Veedrac comments on is gpt-3 few-shot ready for real applications?

Veedrac 6 Aug 2020 20:43 UTC
8 points
If the issue is the size of having a fine-tuned model for each individual task you care about, why not just fine-tune on all your tasks simultaneously, on one model? GPT-3 has plenty of capacity.
- nostalgebraist 8 Aug 2020 2:06 UTC
  3 points
  Parent
  People do this a lot with BERT, and it has its own problems—the first section of this recent paper gives a good overview.
  Then of course there is plenty of work trying to mitigate those problems, like that paper . . . but there are still various ways of doing so, with no clear consensus. So a more general statement of few-shot’s promise might be “you don’t have to worry about which fine-tuning setup you’re going to use, out of the many available alternatives, all of which have pitfalls.”

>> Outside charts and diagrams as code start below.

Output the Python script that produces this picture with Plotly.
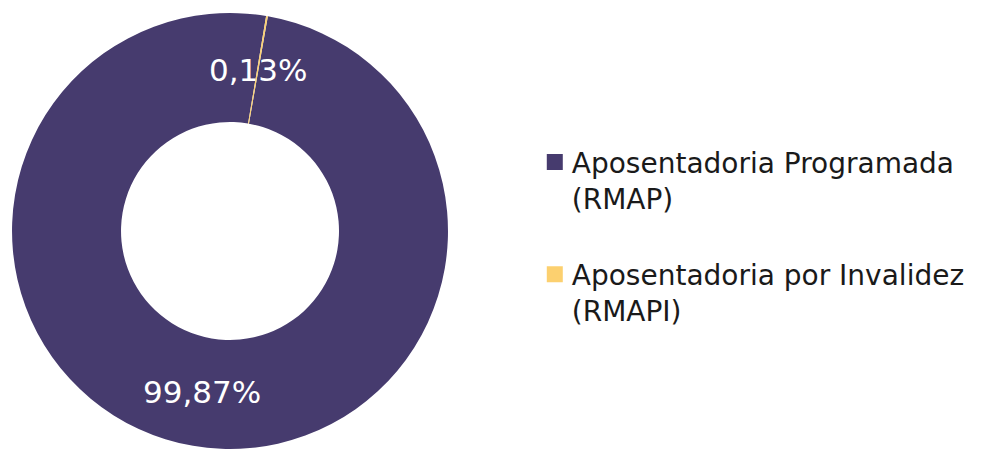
import math
import plotly.graph_objects as go

labels = ["Aposentadoria Programada<br>(RMAP)<br> ", "Aposentadoria por Invalidez<br>(RMAPI)"]
values = [99.87, 0.13]
colors = ["#463b6e", "#fcd06f"]

W, H = 994, 450
dom_x = [0.0121, 0.4507]
dom_y = [0.0022, 0.9711]
hole = 0.5
rotation = 10
FONT = "DejaVu Sans"

texts = [f"{v:.2f}".replace(".", ",") + "%" for v in values]

fig = go.Figure()
fig.add_trace(go.Pie(
    labels=labels,
    values=values,
    textinfo="none",
    marker=dict(colors=colors, line=dict(width=0)),
    hole=hole,
    sort=False,
    direction="clockwise",
    rotation=rotation,
    domain=dict(x=dom_x, y=dom_y),
    hoverinfo="label+percent",
))

# value labels, placed at each slice's mid-angle in the middle of the ring
total = sum(values)
cx = (dom_x[0] + dom_x[1]) / 2 * W
cy = (dom_y[0] + dom_y[1]) / 2 * H
R = min((dom_x[1] - dom_x[0]) * W, (dom_y[1] - dom_y[0]) * H) / 2
rmid = R * (1 + hole) / 2
cum = 0.0
for v, t in zip(values, texts):
    ang = math.radians(rotation + (cum + v / 2) / total * 360)
    cum += v
    px = cx + rmid * math.sin(ang)
    py = cy + rmid * math.cos(ang)
    fig.add_annotation(
        x=px / W, y=py / H, xref="paper", yref="paper",
        xanchor="center", yanchor="middle",
        text=t, showarrow=False,
        font=dict(family=FONT, size=31, color="white"),
    )

fig.update_layout(
    width=W, height=H,
    margin=dict(l=0, r=0, t=0, b=0),
    paper_bgcolor="white",
    plot_bgcolor="white",
    showlegend=True,
    legend=dict(
        x=0.535, y=0.695, xanchor="left", yanchor="top",
        font=dict(family=FONT, size=28, color="#1a1a1a"),
        valign="top",
        traceorder="normal",
    ),
)

post = """
document.body.style.margin='0px';
document.querySelectorAll('path.legendpie').forEach(function(p){
  p.setAttribute('d','M8,8H-8V-8H8Z');
  p.setAttribute('transform','translate(23,0)');
});
"""
fig.write_html("out.html", post_script=post, config={"displayModeBar": False})
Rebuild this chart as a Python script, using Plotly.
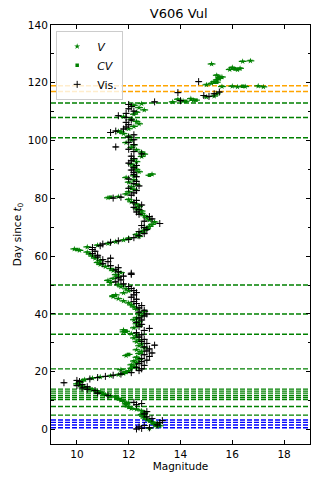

  - Veedrac 9 Aug 2020 0:27 UTC
    3 points
    Parent
    I think the results in that paper argue that it’s not really a big deal as long as you don’t make some basic errors like trying to fine-tune on tasks sequentially. MT-A outperforms Full in Table 1. GPT-3 is already a multi-task learner (as is BERT), so it would be very surprising if training on fewer tasks was too difficult for it.